In “Riders on the Storm,” his recent column in the New York Times, well-known pundit David Brooks thundered into the fray with his own network-fueled assessment. Arguing that the “Internet is actually more ideologically integrated than old-fashioned forms of face-to-face association,” Brooks writes: “The Internet will not produce a cocooned public square, but a free-wheeling multilayered Mad Max public square.”

Holding up the post-apocalyptic gladiators of the classic action films as his ideal, Brooks is missing something important about everyday communication online. It’s not so much that individuals don’t engage different ideas, it’s that those engagements can be guided by values far more singular than the diversity they encounter. A bit like Mad Max’s 1973 Ford Falcon XB GT “Pursuit Special”, individuals navigating the Web driven by a high-octane ideology may be really good at one thing in particular: moving in a straight line.

To be fair, Brooks is actually basing his argument on new research coming out of the Business School at the University of Chicago. There, researchers Matthew Gentzkow and Jesse M. Shapiro are presenting findings that partially contradict less optimistic assessments like that of Administrator of the White House Office of Information and Regulatory Affairs Cass Sunstein. In his famous book, Republic.com 2.0, Sunstein found that individuals “filter” themselves into ideological enclaves online. Gentzkow and Shapiro’s research, on the other hand, has found that individuals do not avoid the blogs, forum posts, or video clips that contradict their ideological leanings.
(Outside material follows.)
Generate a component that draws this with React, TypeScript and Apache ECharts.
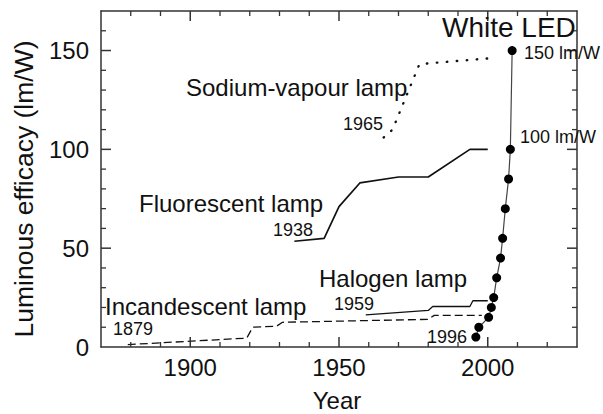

Instead, individuals both left and right of the political center look across the continuum at those with whom they disagree. These contradictory findings reveal, at the very least, that our understanding of the changes wrought by the Internet is more complex than the issue of who is accessing what. In fact, examples from my own research suggest that it is far more about how new ideas are understood and assessed than it is about which ideas are consumed.

Take for example, the case of fundamentalist Christians discussing their belief in the approaching Second Coming of Christ. While these individuals use the Internet to access a staggering amount of media, they do so with the primary purpose of finding information that suggests how soon (Not if!) the End Times will begin. Creating an enclave of individuals with whom they share a very a specific belief, they look toward outside news sources to provide the raw material for their internally directed ideological discussions.

Of course, you might say: “Yes! But these are just a few crackpots, and not everyday people!” In the research I present in my forthcoming book, Digital Jesus, I harness hundreds of examples that demonstrate that this could not be further from the truth. These individuals are by and large highly educated, upper-middle class, and deeply compassionate individuals who use the Internet to expand the diversity of their belief that the End is near even as they go about their otherwise quite average daily lives. The surprisingly mundane nature of these beliefs makes a bigger point.

To better understand how the Internet contributes to the personal values and political positions of real individuals out there in the world, researchers must get beyond mapping the links between blogs or tracking individual Web surfing habits. While new research challenges our simple notions of how to assess the relationship between what people think and what they do online, it also challenges us to engage in more qualitative and sustained ethnographic research with specific groups of individuals. It’s really only through such fully articulated examples that we can begin to develop a more realistic understanding not only of the diversity of ideas online, but of the diversity of ways individuals find, share, and assess ideas online. To get those examples,we have to get out of the research spaces of our own academic Thunderdomes and talk to people as they go about the daily routines that construct their virtual public squares.